I don’t know what will happen at the next election, or if I will still be in the UK. I already think Starmer is worse than Cameron (at least he wasn’t openly transphobic), and there’s still four years, ten months for things to get worse.
Harris, Walz, please don’t fuck this up. Losing the left (not including the tankies, they weren’t on your side to start with) will be as bad as losing the right wing Democrats, and if Democrats do the blame game again then don’t expect them to come back.
They were saying on the news how many elderly voters that voted for Trump in 2016 and 2020 are dead now. Anecdotally, I knew someone who in 2016 wanted their vote for Trump to be one of the last things they did before they died (and it was).
I sincerely hope that Jimmy Carter lives long enough to fulfill his publicly stated wish to vote for Harris.
Perhaps the question was poorly worded. If you asked “Are you familiar with the term ‘couchf**ker’?” you’d be lucky to find 1% who never heard of Vance.
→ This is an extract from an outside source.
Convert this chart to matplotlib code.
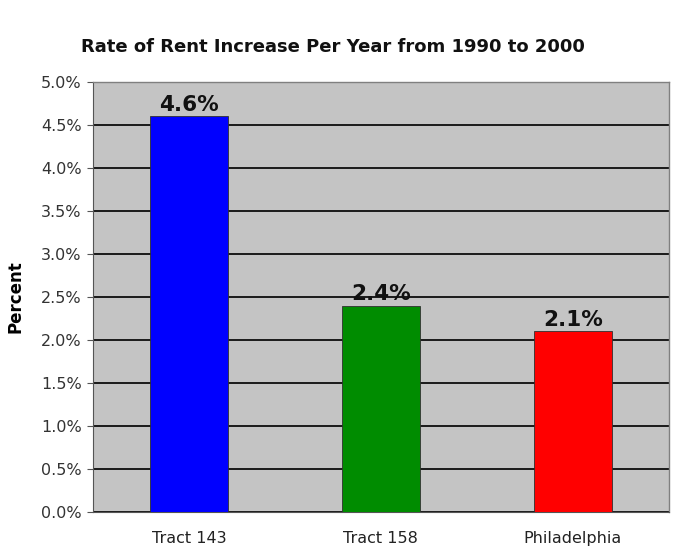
import matplotlib
matplotlib.use("Agg")
import matplotlib.pyplot as plt
from matplotlib.ticker import FuncFormatter

categories = ["Tract 143", "Tract 158", "Philadelphia"]
rates = [4.6, 2.4, 2.1]
bar_colors = ["#0000ff", "#008c00", "#ff0000"]
y_ticks = [0.0, 0.5, 1.0, 1.5, 2.0, 2.5, 3.0, 3.5, 4.0, 4.5, 5.0]

plt.rcParams["font.family"] = ["DejaVu Sans"]

fig = plt.figure(figsize=(6.73, 5.54), dpi=100)
ax = fig.add_axes([0.138, 0.0758, 0.856, 0.776])
ax.set_facecolor("#c4c4c4")

x = list(range(len(categories)))
ax.bar(x, rates, width=0.405, color=bar_colors, edgecolor="#303030",
       linewidth=0.6, zorder=3)

for xi, v in zip(x, rates):
    ax.text(xi, v + 0.02, f"{v:.1f}%", ha="center", va="bottom",
            fontsize=15.5, fontweight="bold", color="#111111", zorder=4)

ax.set_xlim(-0.5, len(categories) - 0.5)
ax.set_ylim(0, 5.0)
ax.set_yticks(y_ticks)
ax.yaxis.set_major_formatter(FuncFormatter(lambda v, _: f"{v:.1f}%"))
ax.set_xticks(x)
ax.set_xticklabels(categories)

ax.yaxis.grid(True, color="#1a1a1a", linewidth=1.4, zorder=1)
ax.set_axisbelow(True)

ax.tick_params(axis="y", length=4, color="#555555", labelsize=11.5,
               labelcolor="#333333", pad=4)
ax.tick_params(axis="x", length=0, labelsize=11.5, labelcolor="#222222", pad=14)

for side in ["top", "right"]:
    ax.spines[side].set_color("#808080")
    ax.spines[side].set_linewidth(1.0)
ax.spines["left"].set_color("#555555")
ax.spines["bottom"].set_color("#555555")

ax.set_ylabel("Percent", fontsize=12, fontweight="bold", labelpad=12)

fig.text(0.494, 0.915, "Rate of Rent Increase Per Year from 1990 to 2000",
         ha="center", va="center", fontsize=13, fontweight="bold",
         color="#111111")

fig.savefig("out.png", dpi=100, facecolor="white")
All they need to do in order to win over the Undecideds (and probably not a few Republicans) is to point out Lord Dampnut’s age & obvious … issues.
And then say:
“Imagine President Vance!”
It’s probably not a good sign that he misstates the name of the doctor who gave him said cognitive test, and claims “and you get extra points if you get them in order” (nope, it’s often easier to memorise it that way, but the MoCA doesn’t score order).